The first ascent of the south (higher) peak occurred in 1913. Denali is approximately 130 miles South-Southwest of Fairbanks, Alaska, 20,310 ft in height, with the upper reaches permanently swathed in snow and glaciers. Operation White Tower drew together complex interests. The New England Museum supported scientific, surveying and photographic endeavors during the climb. The U.S. Air Force, interested in cosmic ray research and high altitude camping, helped with logistics, while the Alaska Communications System set up the team with radio support. The National Park Service allowed the use of a ranger station, while Chief Ranger Grant Pearson accompanied the expedition. Four representatives from RKO also took part in the expedition to capture photography, film and written accounts of the climb.

In the end, 17 people would take part in the actual expedition: Carl Anderson, George Brown, Hakon Christensen, Robert Craig, William Deeke, Sgt. James Gale, William Hackett, Robert Lange, Earl Norris, Grant Pearson, Leonard Shannon, Harvey Solberg, William Sterling, H.T. Victoreen, Bradford Washburn, Barbara Washburn and George Wellstead. Washburn was the only woman on the climb. Washburn, Hackett and Lange were the first to reach the summit, on June 6, 1947, followed by Deeke, Craig, Gale, Browne and Bradford Washburn.

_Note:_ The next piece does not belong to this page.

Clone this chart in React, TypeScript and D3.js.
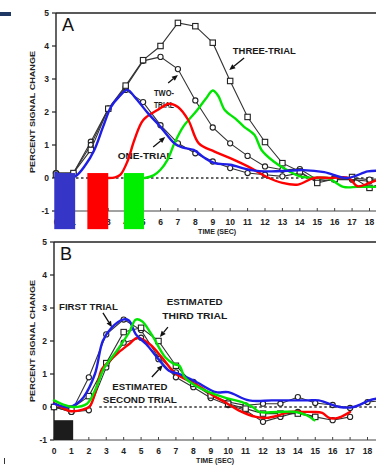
import React from "react";
import * as d3 from "d3";

// ---------- DATA ----------
const timeTicks = d3.range(0, 19);
const yTicks = [5, 4, 3, 2, 1, 0, -1];

// Panel A black series (t = 0..19)
const oneTrialA = [0.15, 0.15, 1.1, 2.1, 2.67, 2.3, 1.6, 1.05, 0.75, 0.5, 0.3, 0.15, 0.1, 0.05, 0.15, -0.1, -0.05, -0.05, -0.1, 0.0];
const twoTrialA = [0.15, 0.15, 1.0, 2.1, 2.75, 3.55, 3.67, 3.3, 2.35, 1.53, 1.05, 0.67, 0.35, 0.25, 0.27, -0.05, 0.0, 0.0, -0.05, 0.0];
const threeTrialA = [0.1, 0.15, 0.85, 2.1, 2.8, 3.57, 4.0, 4.7, 4.6, 4.1, 2.94, 1.85, 1.09, 0.45, 0.2, -0.15, -0.03, 0.03, -0.3, -0.1];

// Panel A coloured overlay curves [time, value]
const blueA: [number, number][] = [[0, 0.15], [0.6, 0.05], [1.1, 0.05], [1.7, 0.4], [2.2, 0.85], [2.7, 1.55], [3.15, 2.15], [3.6, 2.45], [4.1, 2.67], [4.6, 2.4], [5.3, 1.95], [6.0, 1.55], [6.8, 1.05], [7.3, 0.92], [7.9, 0.85], [8.5, 0.62], [9.1, 0.45], [10.0, 0.4], [11.2, 0.24], [12.3, 0.2], [13.3, 0.22], [14.2, 0.24], [15.4, 0.18], [16.7, 0.0], [17.9, 0.2], [18.5, 0.22]];
const redA: [number, number][] = [[3.0, 0.0], [3.4, 0.02], [3.7, 0.1], [4.1, 0.5], [4.5, 1.15], [5.0, 1.75], [5.8, 2.05], [6.5, 2.25], [7.0, 2.15], [7.6, 1.75], [8.2, 1.05], [9.1, 0.8], [10.0, 0.6], [11.2, 0.3], [12.1, 0.03], [13.0, -0.15], [13.9, -0.2], [14.8, 0.0], [15.8, 0.0], [16.8, 0.0], [17.3, -0.25], [18.0, -0.15], [18.5, -0.05]];
const greenA: [number, number][] = [[5.1, 0.0], [5.6, 0.08], [6.0, 0.25], [6.4, 0.55], [6.8, 1.05], [7.3, 1.55], [8.1, 2.05], [8.6, 2.4], [9.0, 2.65], [9.3, 2.5], [9.7, 2.05], [10.3, 1.8], [10.8, 1.55], [11.4, 1.3], [11.8, 0.85], [12.5, 0.5], [13.4, 0.2], [14.0, 0.05], [15.0, 0.0], [15.6, 0.0], [16.5, -0.27], [17.3, -0.27], [18.0, -0.27], [18.5, -0.27]];

// Panel A stimulus bars [start, end] in seconds; vertical span in % units
const barsA: { start: number; end: number; color: string }[] = [
  { start: -0.1, end: 1.1, color: "#3535c8" },
  { start: 1.8, end: 3.0, color: "#ff0000" },
  { start: 3.9, end: 5.05, color: "#00ee00" },
];
const barTop = 0.15;
const barBottom = -1.55;

// Panel B black series
const firstTrialB = [0, -0.15, 0.9, 2.2, 2.65, 2.33, 1.5, 1.05, 0.76, 0.36, 0.15, 0.05, 0.1, 0.1, 0.3, 0.12, 0.06, -0.03, 0.15, 0.2];
const secondTrialB = [0, -0.15, -0.1, 1.2, 1.95, 2.1, 1.45, 0.9, 0.6, 0.27, 0.06, -0.1, -0.45, -0.3, -0.15, -0.3, -0.4, -0.3];
const thirdTrialB = [0, -0.05, 0.33, 1.33, 2.27, 2.4, 2.0, 1.25, 0.7, 0.35, 0.1, -0.05, -0.2, -0.2, -0.2, -0.3];

// Panel B coloured overlay curves
const blueB: [number, number][] = [[0, 0.1], [0.5, 0.02], [0.9, 0.0], [1.3, 0.1], [1.7, 0.3], [2.35, 1.0], [2.8, 2.0], [3.3, 2.4], [3.95, 2.65], [4.3, 2.62], [4.7, 2.2], [5.3, 1.9], [6.0, 1.45], [6.6, 1.1], [7.2, 1.0], [8.2, 0.75], [9.3, 0.45], [10.0, 0.45], [11.2, 0.2], [12.5, 0.2], [13.5, 0.2], [14.6, 0.2], [15.2, 0.2], [16.4, 0.0], [17.2, 0.0], [18.1, 0.2], [18.5, 0.25]];
const redB: [number, number][] = [[0, 0.12], [0.4, 0.0], [0.9, -0.12], [1.65, -0.08], [2.05, 0.02], [2.35, 0.4], [2.75, 1.15], [3.1, 1.35], [3.7, 1.65], [4.3, 1.9], [4.8, 2.1], [5.5, 1.9], [6.2, 1.5], [6.9, 1.05], [7.4, 0.88], [8.2, 0.67], [9.1, 0.36], [9.9, 0.12], [10.6, -0.1], [11.6, -0.3], [12.2, -0.33], [12.8, -0.27], [13.5, -0.15], [14.3, -0.15], [14.9, -0.15], [15.4, -0.18], [15.8, -0.33], [16.3, -0.33], [17.0, -0.15]];
const greenB: [number, number][] = [[0, 0.2], [0.5, 0.08], [1.1, 0.0], [1.9, 0.1], [2.35, 0.5], [2.9, 1.2], [3.6, 1.7], [4.3, 2.25], [4.7, 2.65], [5.05, 2.6], [5.6, 2.2], [6.4, 1.5], [6.9, 1.3], [7.2, 1.25], [7.5, 0.9], [7.9, 0.72], [8.9, 0.45], [9.9, 0.27], [10.8, 0.15], [11.4, 0.0], [11.8, -0.15], [12.8, -0.15], [13.9, -0.15], [14.5, -0.25], [14.95, -0.4]];

// Panel B stimulus box
const stimB = { start: 0, end: 1.1, top: -0.4, bottom: -1 };

// ---------- LAYOUT ----------
const W = 376;
const H = 470;
const FONT = "'Liberation Sans', Arial, sans-serif";

type Ann = { lines: string[]; x: number; y: number; dy: number; widths: number[]; arrow: [number, number, number, number] };

const annA: Ann[] = [
  { lines: ["THREE-TRIAL"], x: 11.96, y: 3.85, dy: 0, widths: [63], arrow: [10.8, 3.64, 9.95, 3.27] },
  { lines: ["TWO-", "TRIAL"], x: 6.2, y: 2.58, dy: 0.37, widths: [20, 20], arrow: [6.44, 2.88, 7.0, 3.12] },
  { lines: ["ONE-TRIAL"], x: 5.12, y: 0.67, dy: 0, widths: [55], arrow: [5.58, 0.94, 6.27, 1.24] },
];
const annB: Ann[] = [
  { lines: ["FIRST TRIAL"], x: 1.98, y: 3.03, dy: 0, widths: [59], arrow: [2.81, 2.85, 3.33, 2.42] },
  { lines: ["ESTIMATED", "THIRD TRIAL"], x: 8.08, y: 3.18, dy: 0.42, widths: [56, 65], arrow: [6.54, 2.42, 6.08, 2.12] },
  { lines: ["ESTIMATED", "SECOND TRIAL"], x: 4.93, y: 0.61, dy: 0.4, widths: [55, 74], arrow: [5.62, 0.91, 6.25, 1.27] },
];

function Arrow({ x1, y1, x2, y2 }: { x1: number; y1: number; x2: number; y2: number }) {
  const ang = Math.atan2(y2 - y1, x2 - x1);
  const L = 6, Wd = 2.6;
  const bx = x2 - L * Math.cos(ang), by = y2 - L * Math.sin(ang);
  const px = -Math.sin(ang) * Wd, py = Math.cos(ang) * Wd;
  return (
    <g>
      <line x1={x1} y1={y1} x2={bx} y2={by} stroke="#111" strokeWidth={1.3} />
      <path d={`M${x2},${y2}L${bx + px},${by + py}L${bx - px},${by - py}Z`} fill="#111" />
    </g>
  );
}

function Panel({
  top, x0, letter, series, curves, ann, bars, stim, dashFrom,
}: {
  top: number; x0: number; letter: string;
  series: { vals: number[]; marker: "circle" | "square" }[];
  curves: { pts: [number, number][]; color: string }[];
  ann: Ann[];
  bars?: typeof barsA;
  stim?: typeof stimB;
  dashFrom: number;
}) {
  const x = d3.scaleLinear().domain([0, 18]).range([x0, x0 + 313.5]);
  const y = d3.scaleLinear().domain([-1, 5]).range([top + 198, top]);
  const lineGen = d3.line<number>().x((_, i) => x(i)).y((v) => y(v));
  const curveGen = d3.line<[number, number]>().x((d) => x(d[0])).y((d) => y(d[1])).curve(d3.curveCatmullRom.alpha(0.5));
  const left = x0;
  return (
    <g>
      {/* frame */}
      <line x1={left} y1={y(5)} x2={W} y2={y(5)} stroke="#222" strokeWidth={1.4} />
      <line x1={left} y1={y(5)} x2={left} y2={y(-1)} stroke="#222" strokeWidth={1.4} />
      <line x1={left} y1={y(-1)} x2={W} y2={y(-1)} stroke="#444" strokeWidth={1} />
      {yTicks.map((t) => (
        <g key={t}>
          <line x1={left - 4} x2={left} y1={y(t)} y2={y(t)} stroke="#222" strokeWidth={1.2} />
          <text x={left - 7} y={y(t)} dy="0.35em" textAnchor="end" fontSize={8.5} fontWeight="bold" fontFamily={FONT} fill="#222">{t}</text>
        </g>
      ))}
      {timeTicks.map((t) => (
        <g key={t}>
          <line x1={x(t)} x2={x(t)} y1={y(-1)} y2={y(-1) - 3} stroke="#444" strokeWidth={1} />
          <text x={x(t)} y={y(-1) + 11} dy="0.35em" textAnchor="middle" fontSize={8.5} fontWeight="bold" fontFamily={FONT} fill="#222">{t}</text>
        </g>
      ))}
      <text x={x(9.25)} y={y(-1) + 23} textAnchor="middle" fontSize={7.5} fontWeight="bold" fontFamily={FONT} fill="#222" textLength={38} lengthAdjust="spacingAndGlyphs">TIME (SEC)</text>
      <text transform={`translate(32,${y(2)}) rotate(-90)`} textAnchor="middle" dy="0.35em" fontSize={8} fontWeight="bold" fontFamily={FONT} fill="#222" textLength={122} lengthAdjust="spacingAndGlyphs">PERCENT SIGNAL CHANGE</text>
      <text x={left + 6} y={y(5) + 18} fontSize={18} fontFamily={FONT} fill="#111">{letter}</text>

      {/* zero line */}
      <line x1={x(dashFrom)} x2={W} y1={y(0)} y2={y(0)} stroke="#333" strokeWidth={1.4} strokeDasharray="2.5,2.5" />

      {/* black series */}
      {series.map((s, si) => (
        <g key={si}>
          <path d={lineGen(s.vals) || ""} fill="none" stroke="#333" strokeWidth={1.1} />
          {s.vals.map((v, i) =>
            s.marker === "circle" ? (
              <circle key={i} cx={x(i)} cy={y(v)} r={2.6} fill="#fff" stroke="#222" strokeWidth={1.1} />
            ) : (
              <rect key={i} x={x(i) - 2.7} y={y(v) - 2.7} width={5.4} height={5.4} fill="#fff" stroke="#222" strokeWidth={1.1} />
            )
          )}
        </g>
      ))}

      {/* annotations */}
      {ann.map((a, ai) => (
        <g key={ai}>
          {a.lines.map((l, li) => (
            <text key={li} x={x(a.x)} y={y(a.y - li * a.dy)} dy="0.35em" textAnchor="middle" fontSize={8.5} fontWeight="bold" fontFamily={FONT} fill="#1a1a1a" textLength={a.widths[li]} lengthAdjust="spacingAndGlyphs">{l}</text>
          ))}
          <Arrow x1={x(a.arrow[0])} y1={y(a.arrow[1])} x2={x(a.arrow[2])} y2={y(a.arrow[3])} />
        </g>
      ))}

      {stim && (
        <rect x={x(stim.start)} y={y(stim.top)} width={x(stim.end) - x(stim.start)} height={y(stim.bottom) - y(stim.top)} fill="#1c1c1c" />
      )}

      {/* coloured curves */}
      {curves.map((c, ci) => (
        <path key={ci} d={curveGen(c.pts) || ""} fill="none" stroke={c.color} strokeWidth={2.4} strokeLinejoin="round" strokeLinecap="round" />
      ))}

      {bars && bars.map((b, bi) => (
        <rect key={bi} x={x(b.start)} y={y(barTop)} width={x(b.end) - x(b.start)} height={y(barBottom) - y(barTop)} fill={b.color} />
      ))}
    </g>
  );
}

export default function App() {
  return (
    <svg width={W} height={H} style={{ position: "absolute", left: 0, top: 0, background: "#fff" }}>
      <rect x={0} y={0} width={W} height={H} fill="#fff" />
      <rect x={0} y={12} width={11} height={4} fill="#1f3864" />
      <line x1={4.5} x2={4.5} y1={458} y2={464} stroke="#333" strokeWidth={1} />
      <Panel
        top={13}
        x0={56}
        letter="A"
        series={[
          { vals: oneTrialA, marker: "circle" },
          { vals: twoTrialA, marker: "circle" },
          { vals: threeTrialA, marker: "square" },
        ]}
        curves={[
          { pts: greenA, color: "#00e600" },
          { pts: redA, color: "#ff0000" },
          { pts: blueA, color: "#1e1ee6" },
        ]}
        ann={annA}
        bars={barsA}
        dashFrom={0}
      />
      <Panel
        top={242}
        x0={54}
        letter="B"
        series={[
          { vals: firstTrialB, marker: "circle" },
          { vals: secondTrialB, marker: "circle" },
          { vals: thirdTrialB, marker: "square" },
        ]}
        curves={[
          { pts: redB, color: "#ff0000" },
          { pts: blueB, color: "#1e1ee6" },
          { pts: greenB, color: "#00e600" },
        ]}
        ann={annB}
        stim={stimB}
        dashFrom={2.6}
      />
    </svg>
  );
}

As the only woman on the expedition, Washburn became the first woman to climb Denali.

== Cartography and other work ==
The Washburns often worked in tandem, in areas of mountaineering, exploring, mapping, and museum administration. She did not realize that she had been the first woman to climb Denali until after their ascent. She typically accompanied her husband on his expeditions, and contributed to his work at the Boston Museum of Science.

With her husband, she completed a large-scale map of the Grand Canyon, published as a National Geographic magazine supplement in July 1978. For that achievement and others, the Washburns received in 1980 the Alexander Graham Bell Medal from the National Geographic Society.
In 1981, the Washburns produced the most detailed and accurate map ever made of Mount Everest.

Washburn's memoir is The Accidental Adventurer: Memoir of the First Woman to Climb Mt. McKinley by Barbara Washburn, Lew Freedman, and Bradford Washburn, Epicenter Press, May 2001.

== Personal life ==
Barbara and Bradford Washburn raised three children, Dorothy, Edward and Elizabeth.